_TASK REQUIREMENTS:_
Select each line where the word "this" appears.

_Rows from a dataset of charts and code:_
++++
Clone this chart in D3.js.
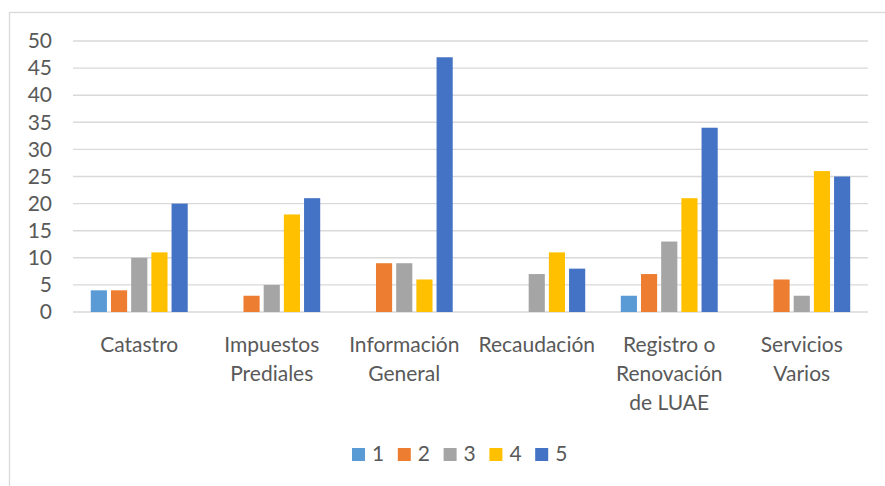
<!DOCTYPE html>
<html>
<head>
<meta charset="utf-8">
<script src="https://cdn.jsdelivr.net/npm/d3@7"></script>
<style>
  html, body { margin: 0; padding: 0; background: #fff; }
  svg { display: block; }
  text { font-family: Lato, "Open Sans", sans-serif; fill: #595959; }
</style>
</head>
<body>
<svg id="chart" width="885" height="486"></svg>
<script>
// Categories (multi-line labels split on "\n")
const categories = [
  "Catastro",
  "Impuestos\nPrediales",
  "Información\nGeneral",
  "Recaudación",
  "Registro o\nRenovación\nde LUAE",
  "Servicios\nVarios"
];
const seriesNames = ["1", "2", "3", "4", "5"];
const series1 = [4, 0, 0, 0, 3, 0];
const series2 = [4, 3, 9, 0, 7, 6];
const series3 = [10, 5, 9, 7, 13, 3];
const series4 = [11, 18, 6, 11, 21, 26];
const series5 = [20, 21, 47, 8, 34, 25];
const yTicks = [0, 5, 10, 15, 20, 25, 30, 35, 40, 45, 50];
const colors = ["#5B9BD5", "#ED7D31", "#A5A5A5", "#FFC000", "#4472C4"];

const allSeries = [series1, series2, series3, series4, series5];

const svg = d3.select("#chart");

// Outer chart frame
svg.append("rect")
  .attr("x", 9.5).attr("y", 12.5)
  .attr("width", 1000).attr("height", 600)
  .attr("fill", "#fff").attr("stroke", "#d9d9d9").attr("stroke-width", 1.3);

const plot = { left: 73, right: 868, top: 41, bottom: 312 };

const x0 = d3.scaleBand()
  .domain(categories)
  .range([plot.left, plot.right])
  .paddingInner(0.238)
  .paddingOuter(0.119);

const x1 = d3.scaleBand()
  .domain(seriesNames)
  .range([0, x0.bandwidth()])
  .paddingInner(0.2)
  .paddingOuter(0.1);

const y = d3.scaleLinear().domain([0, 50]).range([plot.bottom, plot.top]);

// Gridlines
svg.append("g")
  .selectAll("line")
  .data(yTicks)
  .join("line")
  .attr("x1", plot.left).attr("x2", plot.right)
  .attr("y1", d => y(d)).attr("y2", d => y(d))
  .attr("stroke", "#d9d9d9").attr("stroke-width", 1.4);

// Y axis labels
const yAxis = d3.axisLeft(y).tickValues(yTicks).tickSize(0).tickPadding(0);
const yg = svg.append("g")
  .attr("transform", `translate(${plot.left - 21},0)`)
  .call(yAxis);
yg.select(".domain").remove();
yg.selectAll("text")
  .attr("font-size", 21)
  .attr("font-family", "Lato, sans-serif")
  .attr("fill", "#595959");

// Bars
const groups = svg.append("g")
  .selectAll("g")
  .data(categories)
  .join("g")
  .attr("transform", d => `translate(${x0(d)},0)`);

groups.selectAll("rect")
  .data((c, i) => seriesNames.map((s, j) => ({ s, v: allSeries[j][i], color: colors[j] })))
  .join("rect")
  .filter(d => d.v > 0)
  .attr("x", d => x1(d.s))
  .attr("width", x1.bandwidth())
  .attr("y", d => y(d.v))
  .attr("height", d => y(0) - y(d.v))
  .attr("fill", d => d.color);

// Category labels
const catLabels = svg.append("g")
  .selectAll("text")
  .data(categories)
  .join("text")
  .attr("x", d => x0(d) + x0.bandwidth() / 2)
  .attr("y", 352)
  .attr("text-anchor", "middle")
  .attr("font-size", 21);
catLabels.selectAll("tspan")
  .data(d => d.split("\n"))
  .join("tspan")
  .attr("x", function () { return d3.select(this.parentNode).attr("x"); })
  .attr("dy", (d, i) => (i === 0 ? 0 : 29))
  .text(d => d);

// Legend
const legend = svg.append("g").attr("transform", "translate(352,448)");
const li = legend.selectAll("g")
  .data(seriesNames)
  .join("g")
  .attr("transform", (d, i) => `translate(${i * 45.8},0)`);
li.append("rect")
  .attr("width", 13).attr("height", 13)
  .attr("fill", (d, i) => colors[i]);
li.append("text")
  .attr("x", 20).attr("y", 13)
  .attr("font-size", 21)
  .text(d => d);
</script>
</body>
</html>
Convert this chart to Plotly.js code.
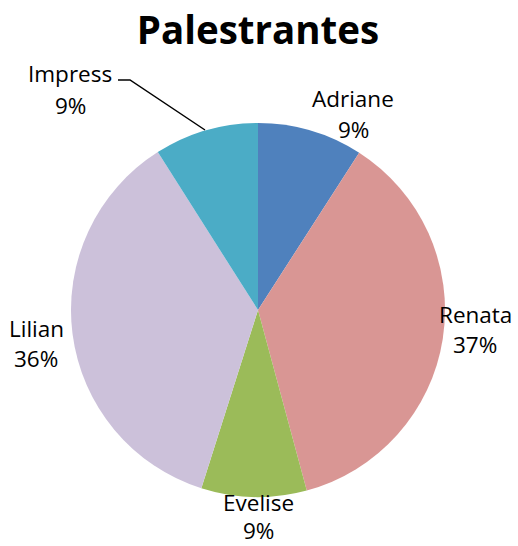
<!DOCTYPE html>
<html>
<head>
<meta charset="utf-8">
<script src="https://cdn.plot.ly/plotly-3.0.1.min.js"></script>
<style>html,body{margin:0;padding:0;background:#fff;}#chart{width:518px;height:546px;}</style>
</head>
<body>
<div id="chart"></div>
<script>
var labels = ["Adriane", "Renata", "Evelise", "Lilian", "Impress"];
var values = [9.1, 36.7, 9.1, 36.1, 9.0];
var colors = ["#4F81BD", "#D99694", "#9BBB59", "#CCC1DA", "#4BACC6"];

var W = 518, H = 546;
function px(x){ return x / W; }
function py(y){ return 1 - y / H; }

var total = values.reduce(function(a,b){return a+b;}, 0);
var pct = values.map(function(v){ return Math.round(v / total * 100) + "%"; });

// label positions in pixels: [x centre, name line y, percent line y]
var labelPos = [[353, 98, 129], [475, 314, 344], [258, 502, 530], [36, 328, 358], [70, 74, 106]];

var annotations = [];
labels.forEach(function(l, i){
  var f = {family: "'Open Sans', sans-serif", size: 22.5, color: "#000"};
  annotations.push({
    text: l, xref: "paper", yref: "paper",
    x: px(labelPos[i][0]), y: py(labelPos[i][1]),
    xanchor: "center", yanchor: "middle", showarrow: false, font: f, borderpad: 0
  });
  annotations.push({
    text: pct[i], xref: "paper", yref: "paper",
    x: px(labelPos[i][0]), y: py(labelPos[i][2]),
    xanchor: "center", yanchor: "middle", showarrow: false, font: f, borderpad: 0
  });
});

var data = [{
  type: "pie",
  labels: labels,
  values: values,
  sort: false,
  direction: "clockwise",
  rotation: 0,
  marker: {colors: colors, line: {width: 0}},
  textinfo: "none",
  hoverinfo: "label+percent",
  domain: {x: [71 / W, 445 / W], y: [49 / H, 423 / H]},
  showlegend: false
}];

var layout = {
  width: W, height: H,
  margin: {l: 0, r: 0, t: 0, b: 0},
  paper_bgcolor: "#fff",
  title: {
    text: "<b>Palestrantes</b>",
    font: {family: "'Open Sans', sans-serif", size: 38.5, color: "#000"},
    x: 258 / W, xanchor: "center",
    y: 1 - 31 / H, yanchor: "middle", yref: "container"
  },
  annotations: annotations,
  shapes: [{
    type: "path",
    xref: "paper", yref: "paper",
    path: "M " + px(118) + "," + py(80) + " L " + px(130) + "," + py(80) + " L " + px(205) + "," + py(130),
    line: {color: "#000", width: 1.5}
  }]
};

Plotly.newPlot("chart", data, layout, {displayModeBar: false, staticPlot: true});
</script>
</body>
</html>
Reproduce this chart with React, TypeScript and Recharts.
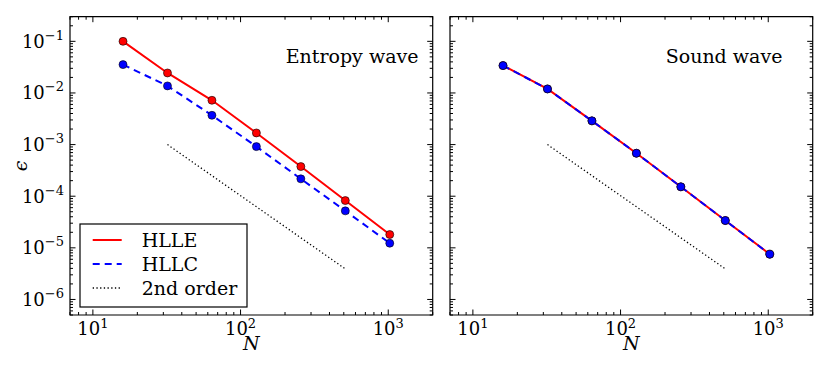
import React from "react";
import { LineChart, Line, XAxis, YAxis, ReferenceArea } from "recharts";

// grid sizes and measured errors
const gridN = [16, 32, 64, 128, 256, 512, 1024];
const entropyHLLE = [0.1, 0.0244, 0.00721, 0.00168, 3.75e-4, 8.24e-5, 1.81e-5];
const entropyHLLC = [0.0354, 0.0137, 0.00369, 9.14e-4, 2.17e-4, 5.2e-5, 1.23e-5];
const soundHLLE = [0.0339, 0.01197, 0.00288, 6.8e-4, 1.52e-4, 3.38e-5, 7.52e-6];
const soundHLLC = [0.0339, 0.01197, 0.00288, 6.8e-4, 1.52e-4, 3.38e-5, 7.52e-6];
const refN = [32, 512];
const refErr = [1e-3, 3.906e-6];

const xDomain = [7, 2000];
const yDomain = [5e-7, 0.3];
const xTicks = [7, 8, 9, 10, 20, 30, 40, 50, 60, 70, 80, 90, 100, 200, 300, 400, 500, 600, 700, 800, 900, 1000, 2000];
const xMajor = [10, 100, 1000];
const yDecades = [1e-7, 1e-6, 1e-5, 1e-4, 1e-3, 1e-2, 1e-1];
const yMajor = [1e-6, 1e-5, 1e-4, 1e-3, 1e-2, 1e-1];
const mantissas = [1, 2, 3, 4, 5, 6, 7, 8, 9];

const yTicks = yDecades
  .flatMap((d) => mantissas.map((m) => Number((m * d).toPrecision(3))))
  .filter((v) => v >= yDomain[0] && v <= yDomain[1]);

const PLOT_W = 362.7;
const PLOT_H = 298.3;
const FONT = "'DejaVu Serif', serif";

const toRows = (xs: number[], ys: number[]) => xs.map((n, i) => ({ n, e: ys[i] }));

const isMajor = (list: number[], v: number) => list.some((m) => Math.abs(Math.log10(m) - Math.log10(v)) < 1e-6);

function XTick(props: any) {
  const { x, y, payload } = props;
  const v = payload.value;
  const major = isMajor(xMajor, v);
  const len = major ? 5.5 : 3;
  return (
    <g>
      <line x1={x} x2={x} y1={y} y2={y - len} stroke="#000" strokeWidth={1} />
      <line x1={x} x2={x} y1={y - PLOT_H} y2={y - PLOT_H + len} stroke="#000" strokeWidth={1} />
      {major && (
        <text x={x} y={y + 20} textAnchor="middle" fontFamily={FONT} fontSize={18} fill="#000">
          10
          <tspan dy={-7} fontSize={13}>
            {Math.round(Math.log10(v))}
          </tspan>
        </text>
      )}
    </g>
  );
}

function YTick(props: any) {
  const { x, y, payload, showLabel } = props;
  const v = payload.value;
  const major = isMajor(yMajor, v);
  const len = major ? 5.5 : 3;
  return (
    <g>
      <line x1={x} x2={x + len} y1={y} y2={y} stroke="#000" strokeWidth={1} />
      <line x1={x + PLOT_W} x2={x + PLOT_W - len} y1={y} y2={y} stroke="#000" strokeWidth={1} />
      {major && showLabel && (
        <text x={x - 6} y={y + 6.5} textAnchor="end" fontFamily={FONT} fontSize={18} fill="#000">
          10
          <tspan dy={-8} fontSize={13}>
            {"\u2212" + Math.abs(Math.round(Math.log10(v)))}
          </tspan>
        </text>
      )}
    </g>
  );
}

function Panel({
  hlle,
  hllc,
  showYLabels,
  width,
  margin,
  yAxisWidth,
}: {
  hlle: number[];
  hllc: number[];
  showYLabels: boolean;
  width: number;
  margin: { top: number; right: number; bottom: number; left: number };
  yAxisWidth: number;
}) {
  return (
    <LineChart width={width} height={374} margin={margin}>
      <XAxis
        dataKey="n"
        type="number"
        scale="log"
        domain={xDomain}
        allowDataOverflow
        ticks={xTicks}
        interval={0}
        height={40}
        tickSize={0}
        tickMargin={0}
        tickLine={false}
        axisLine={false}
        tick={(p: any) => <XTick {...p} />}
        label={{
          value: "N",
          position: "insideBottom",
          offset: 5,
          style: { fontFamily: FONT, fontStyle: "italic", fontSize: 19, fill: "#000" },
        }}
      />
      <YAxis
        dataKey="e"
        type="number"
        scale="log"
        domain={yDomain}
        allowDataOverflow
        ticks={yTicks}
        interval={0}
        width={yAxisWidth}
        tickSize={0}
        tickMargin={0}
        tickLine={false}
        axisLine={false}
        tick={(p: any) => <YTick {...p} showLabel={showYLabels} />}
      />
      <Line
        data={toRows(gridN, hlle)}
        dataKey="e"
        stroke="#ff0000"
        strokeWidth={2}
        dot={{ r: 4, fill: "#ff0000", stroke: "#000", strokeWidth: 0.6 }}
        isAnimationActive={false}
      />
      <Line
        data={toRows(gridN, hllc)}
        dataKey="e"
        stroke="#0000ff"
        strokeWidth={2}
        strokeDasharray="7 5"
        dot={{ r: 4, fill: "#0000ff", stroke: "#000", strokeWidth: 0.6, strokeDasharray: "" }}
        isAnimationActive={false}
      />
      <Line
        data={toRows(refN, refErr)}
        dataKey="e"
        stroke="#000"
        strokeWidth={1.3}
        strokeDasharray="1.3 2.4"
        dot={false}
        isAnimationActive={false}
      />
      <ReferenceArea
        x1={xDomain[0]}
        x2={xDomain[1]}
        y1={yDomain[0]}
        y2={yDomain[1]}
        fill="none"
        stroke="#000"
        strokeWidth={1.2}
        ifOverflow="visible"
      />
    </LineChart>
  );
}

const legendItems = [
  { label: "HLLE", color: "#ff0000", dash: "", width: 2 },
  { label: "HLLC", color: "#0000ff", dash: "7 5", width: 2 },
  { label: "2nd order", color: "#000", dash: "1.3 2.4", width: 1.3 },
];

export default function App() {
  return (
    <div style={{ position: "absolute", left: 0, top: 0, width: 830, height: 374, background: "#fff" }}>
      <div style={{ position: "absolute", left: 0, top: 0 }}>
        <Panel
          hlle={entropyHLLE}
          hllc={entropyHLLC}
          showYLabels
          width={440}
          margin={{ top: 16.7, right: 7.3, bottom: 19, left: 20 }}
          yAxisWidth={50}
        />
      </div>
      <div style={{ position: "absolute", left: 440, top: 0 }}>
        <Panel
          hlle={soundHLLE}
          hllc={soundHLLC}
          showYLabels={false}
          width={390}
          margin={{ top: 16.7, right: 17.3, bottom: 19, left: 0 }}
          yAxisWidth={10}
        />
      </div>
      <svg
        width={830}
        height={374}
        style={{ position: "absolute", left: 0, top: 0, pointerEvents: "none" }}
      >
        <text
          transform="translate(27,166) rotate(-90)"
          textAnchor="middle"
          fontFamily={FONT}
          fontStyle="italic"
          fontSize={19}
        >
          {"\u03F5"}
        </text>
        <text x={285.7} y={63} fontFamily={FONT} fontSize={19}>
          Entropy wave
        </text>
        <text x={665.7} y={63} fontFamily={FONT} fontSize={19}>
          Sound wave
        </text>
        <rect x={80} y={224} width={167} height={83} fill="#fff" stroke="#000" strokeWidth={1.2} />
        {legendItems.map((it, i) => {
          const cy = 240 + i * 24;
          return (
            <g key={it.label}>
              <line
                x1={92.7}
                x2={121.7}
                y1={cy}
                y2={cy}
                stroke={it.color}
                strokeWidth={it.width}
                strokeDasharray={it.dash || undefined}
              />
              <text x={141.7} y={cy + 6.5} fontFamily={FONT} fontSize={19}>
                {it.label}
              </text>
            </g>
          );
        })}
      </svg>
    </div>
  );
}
++++
_ANSWER:_
Clone this chart in D3.js.
  .attr("x", function () { return d3.select(this.parentNode).attr("x"); })
Convert this chart to Plotly.js code.
Reproduce this chart with React, TypeScript and Recharts.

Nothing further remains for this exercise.